> Exercise aim: Your task is to retype, word for word, the lines from the start of the data through the line holding "ax = fig.add_axes(axes_rect(), zorder=2)". Do not include the pictures.

--- start of Given material ---

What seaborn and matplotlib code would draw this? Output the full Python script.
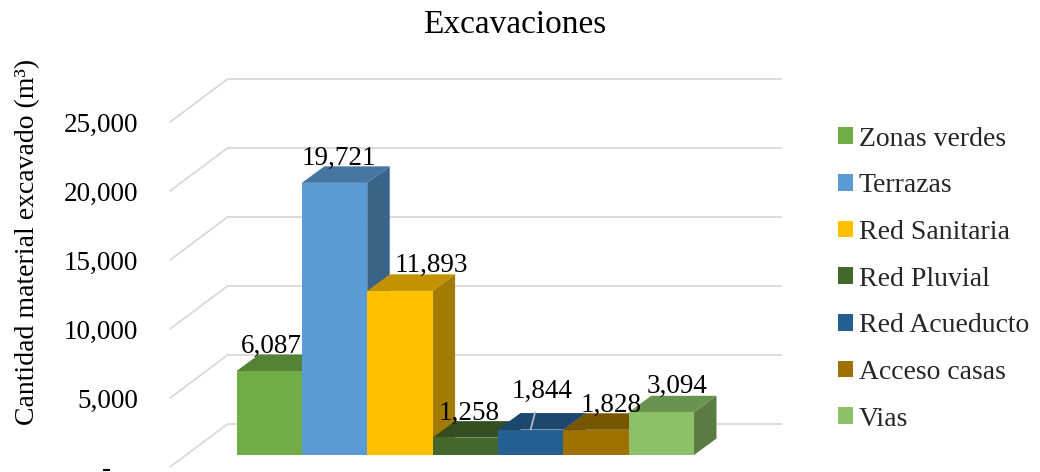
import numpy as np
import pandas as pd
import matplotlib
matplotlib.use("Agg")
import matplotlib.pyplot as plt
import matplotlib.colors as mcolors
from matplotlib.patches import Polygon
from matplotlib.lines import Line2D
from matplotlib.transforms import IdentityTransform
from matplotlib.ticker import FixedLocator, FuncFormatter
import seaborn as sns

# --- data -------------------------------------------------------------
categorias = ["Zonas verdes", "Terrazas", "Red Sanitaria", "Red Pluvial",
              "Red Acueducto", "Acceso casas", "Vias"]
volumenes = [6087, 19721, 11893, 1258, 1844, 1828, 3094]
colores = ["#70AD47", "#5B9BD5", "#FFC000", "#43682B",
           "#255E91", "#9E7100", "#8CC168"]
marcas_y = [0, 5000, 10000, 15000, 20000, 25000]

# label nudges in pixels (dx, rise above the front top edge)
ajuste_etiquetas = [(2, 18), (4, 18), (31, 19), (4, 18), (11, 32), (15, 18), (16, 19)]

sns.set_theme(style="white")
plt.rcParams["font.family"] = ["Liberation Serif", "DejaVu Serif"]

W, H = 1040, 472
DPI = 100
fig = plt.figure(figsize=(W / DPI, H / DPI), dpi=DPI)
fig.patch.set_facecolor("white")

# pixel geometry of the pseudo-3D box
PLOT_L, PLOT_R = 186, 741          # bar plane, left/right
PLOT_B, PLOT_T = 455, 110          # bar plane, zero and top (from image top)
FRONT = (-16, -12)                 # front edge of the side wall relative to bar plane
BACK = (41, 30.6)                  # back wall relative to bar plane
DEPTH = (22.5, 16.5)               # depth of each bar
YMAX = 25000
XLIM = (-1.273, 7.219)

def axes_rect(dx=0.0, dy=0.0):
    return [(PLOT_L + dx) / W, (H - PLOT_B + dy) / H,
            (PLOT_R - PLOT_L) / W, (PLOT_B - PLOT_T) / H]

ax_back = fig.add_axes(axes_rect(*BACK), zorder=0)
ax_front = fig.add_axes(axes_rect(*FRONT), zorder=1)
ax = fig.add_axes(axes_rect(), zorder=2)

for a in (ax_back, ax_front, ax):
    a.set_xlim(*XLIM)
    a.set_ylim(0, YMAX)
    a.patch.set_alpha(0)
    for s in a.spines.values():
        s.set_visible(False)
    a.set_xticks([])
ax_back.set_yticks([])
ax.set_yticks([])

grid_kw = dict(color="#D9D9D9", lw=1.3)

# back wall gridlines
ax_back.hlines(marcas_y, XLIM[0], XLIM[1], clip_on=False, **grid_kw)
# side wall gridlines: front edge to back wall
for v in marcas_y:
    p0 = ax_front.transData.transform((XLIM[0], v))
    p1 = ax_back.transData.transform((XLIM[0], v))
    ax_back.add_line(Line2D([p0[0], p1[0]], [p0[1], p1[1]],
                            transform=IdentityTransform(), clip_on=False, **grid_kw))

# value axis labels on the front edge
ax_front.yaxis.set_major_locator(FixedLocator(marcas_y))
ax_front.yaxis.set_major_formatter(FuncFormatter(lambda v, _: "-    " if v == 0 else f"{v:,.0f}"))
ax_front.tick_params(axis="y", length=0, pad=23, labelsize=19.5, labelcolor="black")
ax_front.set_ylabel("Cantidad material excavado (m³)", fontsize=20, color="black")
ax_front.yaxis.set_label_coords((40 - 170) / (PLOT_R - PLOT_L), (467 - 242) / (PLOT_B - PLOT_T))

# bars
df = pd.DataFrame({"Categoria": categorias, "Volumen": volumenes})
sns.barplot(data=df, x="Categoria", y="Volumen", hue="Categoria", palette=colores,
            width=1.0, saturation=1, legend=True, linewidth=0, edgecolor="none", ax=ax)
ax.set_xlim(*XLIM)
ax.set_ylim(0, YMAX)
ax.set_xlabel("")
ax.set_ylabel("")
ax.set_xticks([])
ax.set_yticks([])

def shade(c, f):
    r, g, b = mcolors.to_rgb(c)
    return (r * f, g * f, b * f)

barras = [p for c in ax.containers for p in c
          if np.isfinite(p.get_height()) and p.get_height() > 0 and p.get_width() > 0]
barras = sorted(barras, key=lambda p: p.get_x())
d = np.array(DEPTH)
for i, bar in enumerate(barras):
    col = bar.get_facecolor()
    x0, w, h = bar.get_x(), bar.get_width(), bar.get_height()
    fl = ax.transData.transform((x0, h))
    fr = ax.transData.transform((x0 + w, h))
    br = ax.transData.transform((x0 + w, 0))
    base = 10 + 3 * i
    side = Polygon([br, fr, fr + d, br + d], closed=True, transform=IdentityTransform(),
                   facecolor=shade(col, 0.64), edgecolor="none", clip_on=False, zorder=base)
    top = Polygon([fl, fr, fr + d, fl + d], closed=True, transform=IdentityTransform(),
                  facecolor=shade(col, 0.76), edgecolor="none", clip_on=False, zorder=base + 1)
    ax.add_patch(side)
    ax.add_patch(top)
    bar.set_zorder(base + 2)
    bar.set_clip_on(False)

# data labels
for i, bar in enumerate(barras):
    cx = bar.get_x() + bar.get_width() / 2
    v = bar.get_height()
    dx, dy = ajuste_etiquetas[i]
    kw = {}
    if i == 4:
        kw["arrowprops"] = dict(arrowstyle="-", color="#BFBFBF", lw=1.2,
                                shrinkA=4, shrinkB=0, relpos=(0.43, 0.0))
    ax.annotate(f"{v:,.0f}", xy=(cx, v), xytext=(dx, dy), textcoords="offset pixels",
                ha="center", va="baseline", fontsize=19.5, color="black",
                zorder=100, annotation_clip=False, **kw)

# legend
sns.move_legend(ax, loc="center left", bbox_to_anchor=(838 / W, 1 - 279 / H),
                bbox_transform=fig.transFigure, title=None, frameon=False,
                fontsize=20, handlelength=0.55, handleheight=0.55,
                handletextpad=0.2, labelspacing=0.78, borderpad=0, borderaxespad=0)

fig.text(515 / W, 1 - 33 / H, "Excavaciones", ha="center", va="baseline",
         fontsize=24, color="black")

fig.savefig("out.png", dpi=DPI, facecolor="white")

--- end of Given material ---

> Finished answer:
What seaborn and matplotlib code would draw this? Output the full Python script.
import numpy as np
import pandas as pd
import matplotlib
matplotlib.use("Agg")
import matplotlib.pyplot as plt
import matplotlib.colors as mcolors
from matplotlib.patches import Polygon
from matplotlib.lines import Line2D
from matplotlib.transforms import IdentityTransform
from matplotlib.ticker import FixedLocator, FuncFormatter
import seaborn as sns

# --- data -------------------------------------------------------------
categorias = ["Zonas verdes", "Terrazas", "Red Sanitaria", "Red Pluvial",
              "Red Acueducto", "Acceso casas", "Vias"]
volumenes = [6087, 19721, 11893, 1258, 1844, 1828, 3094]
colores = ["#70AD47", "#5B9BD5", "#FFC000", "#43682B",
           "#255E91", "#9E7100", "#8CC168"]
marcas_y = [0, 5000, 10000, 15000, 20000, 25000]

# label nudges in pixels (dx, rise above the front top edge)
ajuste_etiquetas = [(2, 18), (4, 18), (31, 19), (4, 18), (11, 32), (15, 18), (16, 19)]

sns.set_theme(style="white")
plt.rcParams["font.family"] = ["Liberation Serif", "DejaVu Serif"]

W, H = 1040, 472
DPI = 100
fig = plt.figure(figsize=(W / DPI, H / DPI), dpi=DPI)
fig.patch.set_facecolor("white")

# pixel geometry of the pseudo-3D box
PLOT_L, PLOT_R = 186, 741          # bar plane, left/right
PLOT_B, PLOT_T = 455, 110          # bar plane, zero and top (from image top)
FRONT = (-16, -12)                 # front edge of the side wall relative to bar plane
BACK = (41, 30.6)                  # back wall relative to bar plane
DEPTH = (22.5, 16.5)               # depth of each bar
YMAX = 25000
XLIM = (-1.273, 7.219)

def axes_rect(dx=0.0, dy=0.0):
    return [(PLOT_L + dx) / W, (H - PLOT_B + dy) / H,
            (PLOT_R - PLOT_L) / W, (PLOT_B - PLOT_T) / H]

ax_back = fig.add_axes(axes_rect(*BACK), zorder=0)
ax_front = fig.add_axes(axes_rect(*FRONT), zorder=1)
ax = fig.add_axes(axes_rect(), zorder=2)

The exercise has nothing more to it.